[Requirements]
Scan the records below for the line with "Write the matplotlib code for this chart." and the line with "day = '2021-03-01 '", and retype that range exactly, both ends included, pictures excepted.

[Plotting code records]
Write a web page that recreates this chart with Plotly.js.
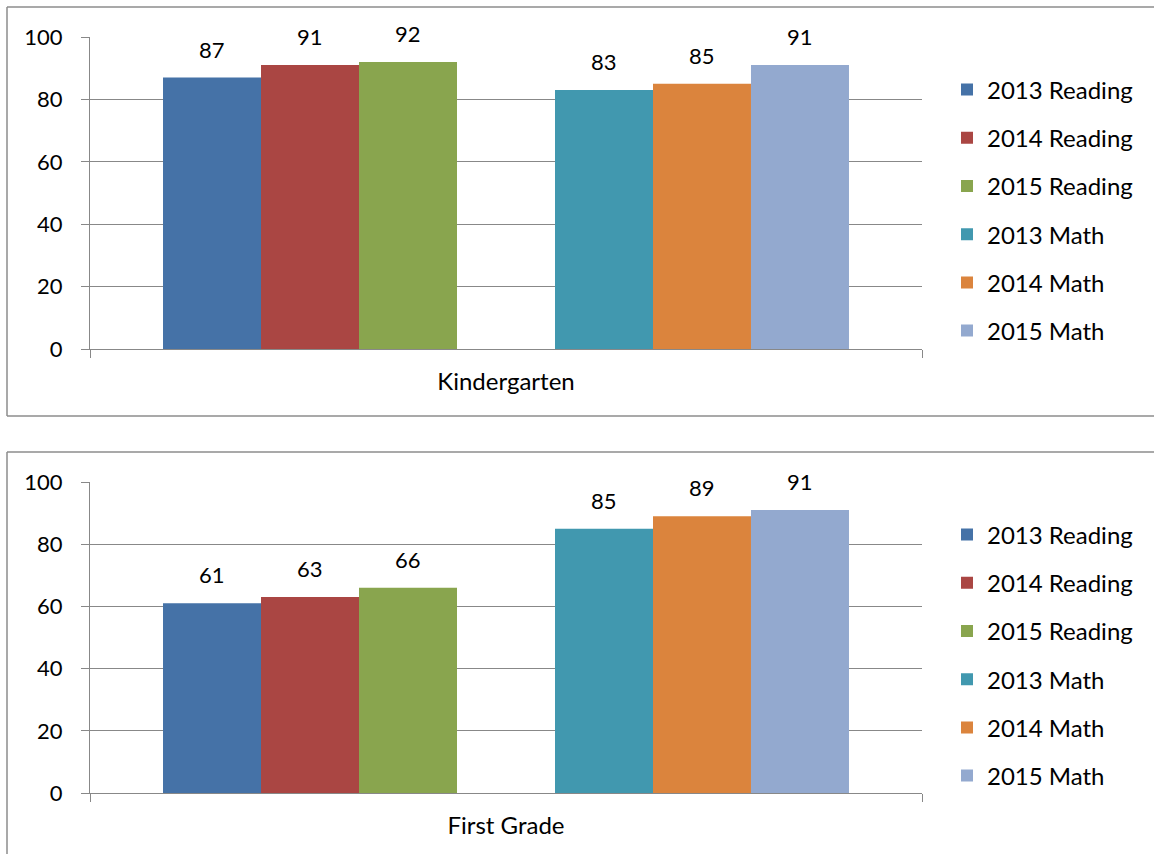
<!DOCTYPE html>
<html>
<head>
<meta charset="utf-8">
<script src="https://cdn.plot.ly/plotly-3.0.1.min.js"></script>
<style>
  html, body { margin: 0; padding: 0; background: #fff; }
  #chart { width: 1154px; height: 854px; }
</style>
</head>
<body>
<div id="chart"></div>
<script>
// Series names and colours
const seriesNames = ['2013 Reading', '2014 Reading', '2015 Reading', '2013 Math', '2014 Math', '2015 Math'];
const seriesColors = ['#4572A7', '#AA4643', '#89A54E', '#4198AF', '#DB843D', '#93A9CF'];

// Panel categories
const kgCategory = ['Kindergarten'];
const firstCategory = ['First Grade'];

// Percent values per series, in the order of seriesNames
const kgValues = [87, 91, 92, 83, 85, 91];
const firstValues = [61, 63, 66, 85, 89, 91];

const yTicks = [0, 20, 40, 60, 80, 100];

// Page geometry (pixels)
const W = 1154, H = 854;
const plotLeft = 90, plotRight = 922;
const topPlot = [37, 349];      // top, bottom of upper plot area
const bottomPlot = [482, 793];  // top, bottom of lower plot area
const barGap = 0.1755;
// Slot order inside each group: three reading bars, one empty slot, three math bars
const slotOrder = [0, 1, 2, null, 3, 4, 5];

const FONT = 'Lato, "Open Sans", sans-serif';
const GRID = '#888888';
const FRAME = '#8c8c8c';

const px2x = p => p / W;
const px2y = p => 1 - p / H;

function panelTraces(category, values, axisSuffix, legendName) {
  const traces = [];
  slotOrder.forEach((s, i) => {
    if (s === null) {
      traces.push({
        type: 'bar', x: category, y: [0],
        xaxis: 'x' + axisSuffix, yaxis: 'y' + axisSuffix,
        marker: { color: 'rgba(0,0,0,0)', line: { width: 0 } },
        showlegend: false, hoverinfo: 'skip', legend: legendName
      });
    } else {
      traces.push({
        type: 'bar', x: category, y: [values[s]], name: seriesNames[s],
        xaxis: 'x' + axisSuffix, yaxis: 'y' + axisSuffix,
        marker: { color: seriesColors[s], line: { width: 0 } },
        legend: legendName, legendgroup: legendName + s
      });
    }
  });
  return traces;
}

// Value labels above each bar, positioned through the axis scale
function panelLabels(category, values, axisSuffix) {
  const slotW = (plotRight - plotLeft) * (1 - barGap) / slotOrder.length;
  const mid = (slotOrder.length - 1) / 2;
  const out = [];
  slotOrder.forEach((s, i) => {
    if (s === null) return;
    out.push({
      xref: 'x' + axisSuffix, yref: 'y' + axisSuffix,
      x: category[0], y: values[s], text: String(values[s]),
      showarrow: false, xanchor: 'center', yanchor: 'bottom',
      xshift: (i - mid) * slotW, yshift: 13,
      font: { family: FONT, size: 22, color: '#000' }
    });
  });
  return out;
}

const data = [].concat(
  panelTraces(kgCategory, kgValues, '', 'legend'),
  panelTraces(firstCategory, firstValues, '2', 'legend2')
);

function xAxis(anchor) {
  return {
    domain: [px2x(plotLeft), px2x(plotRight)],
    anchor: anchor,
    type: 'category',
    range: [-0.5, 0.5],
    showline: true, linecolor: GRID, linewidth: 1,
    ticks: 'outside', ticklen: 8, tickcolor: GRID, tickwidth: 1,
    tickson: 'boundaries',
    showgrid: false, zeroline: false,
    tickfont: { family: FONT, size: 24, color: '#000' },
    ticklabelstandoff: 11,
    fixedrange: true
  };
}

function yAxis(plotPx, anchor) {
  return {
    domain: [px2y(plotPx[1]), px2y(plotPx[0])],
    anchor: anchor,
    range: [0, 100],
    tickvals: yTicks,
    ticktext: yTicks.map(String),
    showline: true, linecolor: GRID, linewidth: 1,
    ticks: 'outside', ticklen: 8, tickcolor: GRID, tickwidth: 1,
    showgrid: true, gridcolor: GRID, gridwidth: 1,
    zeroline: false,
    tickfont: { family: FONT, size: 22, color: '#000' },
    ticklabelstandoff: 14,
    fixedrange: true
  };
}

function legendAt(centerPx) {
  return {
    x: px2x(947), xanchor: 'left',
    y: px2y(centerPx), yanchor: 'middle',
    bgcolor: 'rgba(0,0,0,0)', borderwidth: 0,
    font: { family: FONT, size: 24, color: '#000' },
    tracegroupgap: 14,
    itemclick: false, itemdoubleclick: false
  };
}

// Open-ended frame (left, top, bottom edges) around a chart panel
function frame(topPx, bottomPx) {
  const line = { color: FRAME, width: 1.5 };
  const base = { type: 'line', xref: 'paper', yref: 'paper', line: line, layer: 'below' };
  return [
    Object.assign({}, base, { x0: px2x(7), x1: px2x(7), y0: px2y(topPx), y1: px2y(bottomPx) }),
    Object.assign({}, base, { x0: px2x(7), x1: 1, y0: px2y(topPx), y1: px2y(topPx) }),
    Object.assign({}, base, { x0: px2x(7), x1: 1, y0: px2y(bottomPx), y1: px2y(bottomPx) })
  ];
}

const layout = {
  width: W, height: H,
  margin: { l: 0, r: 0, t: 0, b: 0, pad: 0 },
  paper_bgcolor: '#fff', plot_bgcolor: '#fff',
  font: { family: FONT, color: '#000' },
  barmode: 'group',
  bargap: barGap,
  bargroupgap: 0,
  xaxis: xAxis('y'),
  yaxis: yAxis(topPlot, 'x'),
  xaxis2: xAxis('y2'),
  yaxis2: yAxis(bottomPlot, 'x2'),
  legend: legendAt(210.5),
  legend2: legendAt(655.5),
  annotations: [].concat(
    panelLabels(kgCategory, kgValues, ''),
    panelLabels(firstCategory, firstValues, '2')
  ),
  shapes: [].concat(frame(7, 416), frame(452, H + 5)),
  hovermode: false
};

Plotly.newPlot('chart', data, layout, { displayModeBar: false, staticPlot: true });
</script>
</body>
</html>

==

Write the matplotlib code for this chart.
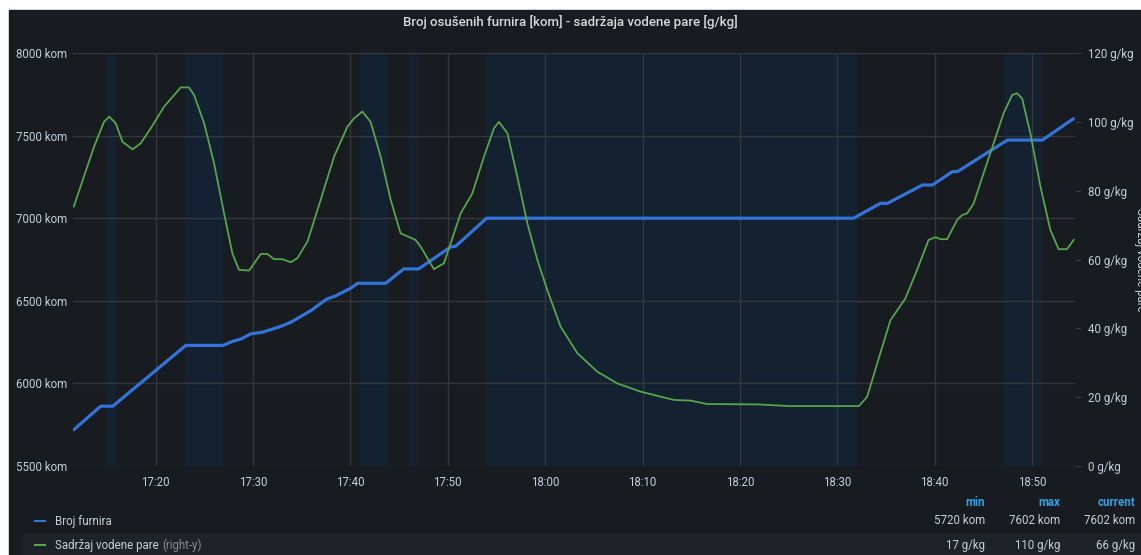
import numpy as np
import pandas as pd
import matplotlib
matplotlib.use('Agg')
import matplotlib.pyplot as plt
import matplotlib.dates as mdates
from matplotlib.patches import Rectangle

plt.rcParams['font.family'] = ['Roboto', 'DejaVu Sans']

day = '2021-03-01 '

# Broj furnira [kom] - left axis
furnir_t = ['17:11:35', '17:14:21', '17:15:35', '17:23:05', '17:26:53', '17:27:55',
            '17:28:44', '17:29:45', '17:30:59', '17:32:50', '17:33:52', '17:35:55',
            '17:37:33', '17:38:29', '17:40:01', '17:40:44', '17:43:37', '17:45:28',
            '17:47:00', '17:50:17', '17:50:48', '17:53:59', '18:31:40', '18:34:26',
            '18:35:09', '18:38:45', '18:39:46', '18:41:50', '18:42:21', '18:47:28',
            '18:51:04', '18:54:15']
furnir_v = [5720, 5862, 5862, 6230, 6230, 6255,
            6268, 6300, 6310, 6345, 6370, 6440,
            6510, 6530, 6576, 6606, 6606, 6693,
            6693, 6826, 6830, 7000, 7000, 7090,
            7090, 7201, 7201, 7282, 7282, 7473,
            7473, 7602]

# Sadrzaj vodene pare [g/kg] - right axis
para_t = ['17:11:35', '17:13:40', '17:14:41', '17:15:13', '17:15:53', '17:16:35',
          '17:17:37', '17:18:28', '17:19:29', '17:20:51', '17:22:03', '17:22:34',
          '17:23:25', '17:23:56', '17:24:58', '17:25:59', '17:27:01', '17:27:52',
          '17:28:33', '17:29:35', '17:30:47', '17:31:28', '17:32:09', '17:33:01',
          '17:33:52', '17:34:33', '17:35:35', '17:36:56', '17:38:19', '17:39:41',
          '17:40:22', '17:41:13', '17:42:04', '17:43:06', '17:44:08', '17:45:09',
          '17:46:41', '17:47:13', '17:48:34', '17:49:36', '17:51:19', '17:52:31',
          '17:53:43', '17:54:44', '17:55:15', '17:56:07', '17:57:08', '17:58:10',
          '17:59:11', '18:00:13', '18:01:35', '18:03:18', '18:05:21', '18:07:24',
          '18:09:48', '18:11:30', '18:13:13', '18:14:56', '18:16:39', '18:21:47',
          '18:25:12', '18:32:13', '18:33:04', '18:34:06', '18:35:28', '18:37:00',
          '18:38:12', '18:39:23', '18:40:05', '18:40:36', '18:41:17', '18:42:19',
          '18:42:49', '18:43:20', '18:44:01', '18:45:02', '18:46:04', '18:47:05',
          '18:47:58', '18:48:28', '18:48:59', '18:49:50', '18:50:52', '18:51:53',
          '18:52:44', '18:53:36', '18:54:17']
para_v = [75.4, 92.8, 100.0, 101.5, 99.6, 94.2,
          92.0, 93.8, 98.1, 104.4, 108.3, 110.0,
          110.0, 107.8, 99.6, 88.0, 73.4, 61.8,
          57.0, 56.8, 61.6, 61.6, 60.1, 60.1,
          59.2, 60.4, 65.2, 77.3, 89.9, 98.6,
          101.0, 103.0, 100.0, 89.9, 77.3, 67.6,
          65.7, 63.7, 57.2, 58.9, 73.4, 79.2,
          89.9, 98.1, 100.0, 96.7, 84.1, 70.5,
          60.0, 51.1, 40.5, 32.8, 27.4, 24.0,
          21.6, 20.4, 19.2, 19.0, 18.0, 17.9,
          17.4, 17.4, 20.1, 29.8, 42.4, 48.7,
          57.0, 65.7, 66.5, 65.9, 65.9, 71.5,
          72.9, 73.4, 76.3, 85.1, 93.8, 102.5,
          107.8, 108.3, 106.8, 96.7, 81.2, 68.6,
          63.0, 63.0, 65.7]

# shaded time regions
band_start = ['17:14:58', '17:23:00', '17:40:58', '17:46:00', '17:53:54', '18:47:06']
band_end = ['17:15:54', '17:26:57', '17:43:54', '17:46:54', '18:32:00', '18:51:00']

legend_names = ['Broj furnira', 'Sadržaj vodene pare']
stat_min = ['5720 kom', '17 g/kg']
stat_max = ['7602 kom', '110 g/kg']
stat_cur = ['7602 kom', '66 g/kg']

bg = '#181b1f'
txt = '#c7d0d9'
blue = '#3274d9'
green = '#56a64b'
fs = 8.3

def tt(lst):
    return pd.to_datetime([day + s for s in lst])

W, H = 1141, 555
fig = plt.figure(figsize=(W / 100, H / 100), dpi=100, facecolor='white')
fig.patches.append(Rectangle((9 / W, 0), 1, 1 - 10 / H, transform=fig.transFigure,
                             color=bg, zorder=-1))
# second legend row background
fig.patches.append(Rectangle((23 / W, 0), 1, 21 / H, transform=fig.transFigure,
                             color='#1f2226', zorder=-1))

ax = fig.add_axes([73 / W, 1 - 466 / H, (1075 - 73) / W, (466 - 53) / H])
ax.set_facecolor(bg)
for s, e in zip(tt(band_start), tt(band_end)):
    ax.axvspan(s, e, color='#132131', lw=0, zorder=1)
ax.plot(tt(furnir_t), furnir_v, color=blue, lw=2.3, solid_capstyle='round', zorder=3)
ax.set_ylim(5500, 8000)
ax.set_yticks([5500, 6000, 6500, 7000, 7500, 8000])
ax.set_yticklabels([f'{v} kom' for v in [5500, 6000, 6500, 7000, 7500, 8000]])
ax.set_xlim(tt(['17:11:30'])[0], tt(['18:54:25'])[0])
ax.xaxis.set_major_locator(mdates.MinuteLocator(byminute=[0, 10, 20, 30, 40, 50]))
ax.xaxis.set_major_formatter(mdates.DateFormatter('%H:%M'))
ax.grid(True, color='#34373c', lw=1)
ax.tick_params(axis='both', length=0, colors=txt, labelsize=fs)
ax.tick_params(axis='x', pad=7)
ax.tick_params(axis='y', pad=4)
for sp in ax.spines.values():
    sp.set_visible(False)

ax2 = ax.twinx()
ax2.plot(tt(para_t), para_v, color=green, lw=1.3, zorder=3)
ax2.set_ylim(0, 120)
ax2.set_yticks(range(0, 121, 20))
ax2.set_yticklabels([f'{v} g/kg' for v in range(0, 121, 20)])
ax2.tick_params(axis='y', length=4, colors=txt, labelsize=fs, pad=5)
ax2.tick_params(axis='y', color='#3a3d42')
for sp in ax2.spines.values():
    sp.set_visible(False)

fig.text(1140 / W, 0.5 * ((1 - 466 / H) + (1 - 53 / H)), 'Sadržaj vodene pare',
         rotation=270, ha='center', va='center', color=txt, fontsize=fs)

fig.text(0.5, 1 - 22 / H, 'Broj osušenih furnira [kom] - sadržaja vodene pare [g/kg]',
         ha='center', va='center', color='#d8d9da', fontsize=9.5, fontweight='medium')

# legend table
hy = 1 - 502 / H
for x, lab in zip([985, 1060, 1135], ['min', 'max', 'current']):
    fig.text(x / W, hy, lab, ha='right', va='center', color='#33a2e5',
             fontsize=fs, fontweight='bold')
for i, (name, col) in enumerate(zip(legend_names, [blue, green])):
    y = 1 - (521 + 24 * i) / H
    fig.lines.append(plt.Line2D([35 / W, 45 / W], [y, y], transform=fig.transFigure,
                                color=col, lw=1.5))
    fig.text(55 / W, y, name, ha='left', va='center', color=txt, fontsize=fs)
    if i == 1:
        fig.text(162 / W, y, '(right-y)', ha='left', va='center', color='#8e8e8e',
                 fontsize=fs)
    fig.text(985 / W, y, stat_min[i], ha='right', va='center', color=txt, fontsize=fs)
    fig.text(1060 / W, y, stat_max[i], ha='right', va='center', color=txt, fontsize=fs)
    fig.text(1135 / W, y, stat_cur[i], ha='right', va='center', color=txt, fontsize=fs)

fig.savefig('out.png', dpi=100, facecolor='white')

---

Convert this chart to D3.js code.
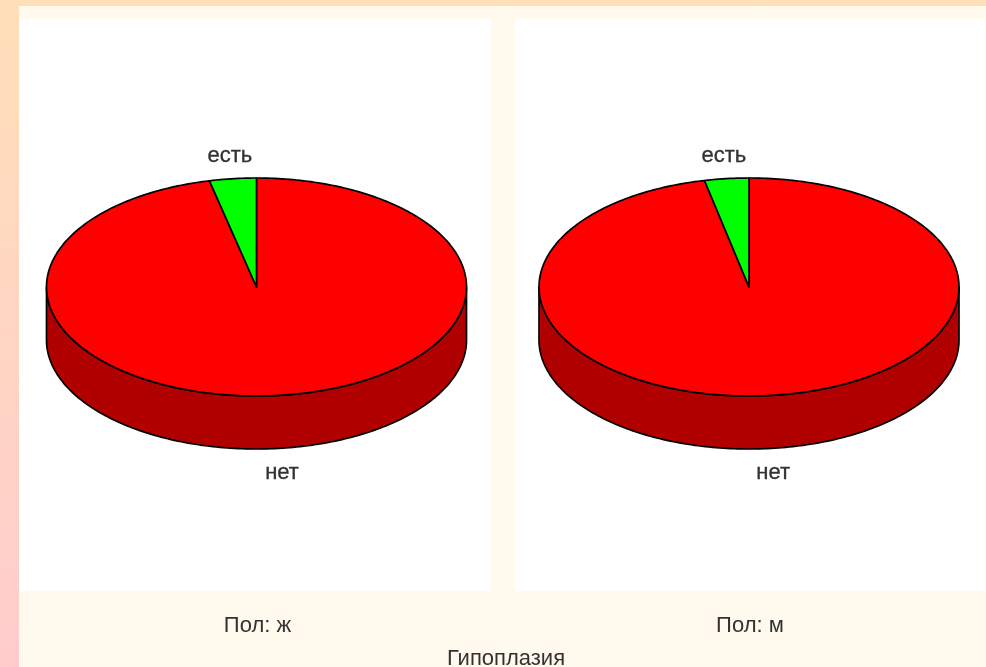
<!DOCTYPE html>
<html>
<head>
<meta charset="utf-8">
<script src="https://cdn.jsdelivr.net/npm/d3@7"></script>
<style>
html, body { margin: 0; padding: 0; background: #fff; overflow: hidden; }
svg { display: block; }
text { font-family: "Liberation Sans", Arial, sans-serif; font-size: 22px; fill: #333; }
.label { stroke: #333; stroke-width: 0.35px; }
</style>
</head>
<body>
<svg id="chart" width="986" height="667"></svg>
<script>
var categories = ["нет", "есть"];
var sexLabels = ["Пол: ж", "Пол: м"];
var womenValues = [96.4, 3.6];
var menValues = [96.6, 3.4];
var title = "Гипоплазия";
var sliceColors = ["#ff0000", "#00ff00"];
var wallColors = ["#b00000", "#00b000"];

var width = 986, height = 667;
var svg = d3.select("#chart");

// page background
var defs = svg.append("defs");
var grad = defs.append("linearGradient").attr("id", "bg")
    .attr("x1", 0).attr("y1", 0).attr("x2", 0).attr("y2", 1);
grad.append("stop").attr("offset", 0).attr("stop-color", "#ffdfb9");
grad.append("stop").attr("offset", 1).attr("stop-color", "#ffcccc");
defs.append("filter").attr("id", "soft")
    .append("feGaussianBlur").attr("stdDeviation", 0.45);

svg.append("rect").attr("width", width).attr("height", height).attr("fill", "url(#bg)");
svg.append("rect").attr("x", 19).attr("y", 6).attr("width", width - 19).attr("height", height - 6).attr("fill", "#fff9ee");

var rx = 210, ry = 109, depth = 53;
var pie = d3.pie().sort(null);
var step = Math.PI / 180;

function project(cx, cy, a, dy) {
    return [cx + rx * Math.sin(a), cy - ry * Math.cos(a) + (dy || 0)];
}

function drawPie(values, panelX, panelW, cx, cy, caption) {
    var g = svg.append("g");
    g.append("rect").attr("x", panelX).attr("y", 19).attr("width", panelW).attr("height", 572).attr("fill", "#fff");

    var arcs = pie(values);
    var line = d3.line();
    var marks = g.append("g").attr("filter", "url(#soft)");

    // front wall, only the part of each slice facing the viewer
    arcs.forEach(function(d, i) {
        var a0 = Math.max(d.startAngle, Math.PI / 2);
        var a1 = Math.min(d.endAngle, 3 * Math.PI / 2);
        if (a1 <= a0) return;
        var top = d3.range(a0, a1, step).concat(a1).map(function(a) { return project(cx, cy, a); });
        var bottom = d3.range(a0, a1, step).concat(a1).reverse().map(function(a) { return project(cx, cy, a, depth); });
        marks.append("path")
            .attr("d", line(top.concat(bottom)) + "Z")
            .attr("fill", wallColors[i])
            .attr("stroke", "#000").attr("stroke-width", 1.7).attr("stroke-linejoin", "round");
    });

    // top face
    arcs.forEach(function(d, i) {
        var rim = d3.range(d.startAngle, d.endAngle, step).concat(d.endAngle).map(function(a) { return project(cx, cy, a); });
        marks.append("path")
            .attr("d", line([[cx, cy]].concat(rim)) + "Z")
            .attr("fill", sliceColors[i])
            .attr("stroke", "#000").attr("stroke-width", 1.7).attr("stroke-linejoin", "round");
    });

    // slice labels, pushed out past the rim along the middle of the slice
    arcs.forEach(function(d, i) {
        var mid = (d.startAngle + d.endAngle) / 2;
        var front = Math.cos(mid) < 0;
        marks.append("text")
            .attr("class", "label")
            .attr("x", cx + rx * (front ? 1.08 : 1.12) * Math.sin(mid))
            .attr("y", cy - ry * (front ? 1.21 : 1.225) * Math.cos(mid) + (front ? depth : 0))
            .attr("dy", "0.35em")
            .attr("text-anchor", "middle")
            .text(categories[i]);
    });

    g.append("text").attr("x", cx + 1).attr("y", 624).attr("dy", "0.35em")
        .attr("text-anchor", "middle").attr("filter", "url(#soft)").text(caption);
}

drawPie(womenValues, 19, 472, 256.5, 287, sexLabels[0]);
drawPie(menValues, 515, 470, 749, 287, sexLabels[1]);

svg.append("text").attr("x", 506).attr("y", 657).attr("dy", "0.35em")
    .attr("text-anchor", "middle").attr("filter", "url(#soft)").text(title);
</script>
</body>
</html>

[Solution to this exercise]
Write the matplotlib code for this chart.
import numpy as np
import pandas as pd
import matplotlib
matplotlib.use('Agg')
import matplotlib.pyplot as plt
import matplotlib.dates as mdates
from matplotlib.patches import Rectangle

plt.rcParams['font.family'] = ['Roboto', 'DejaVu Sans']

day = '2021-03-01 '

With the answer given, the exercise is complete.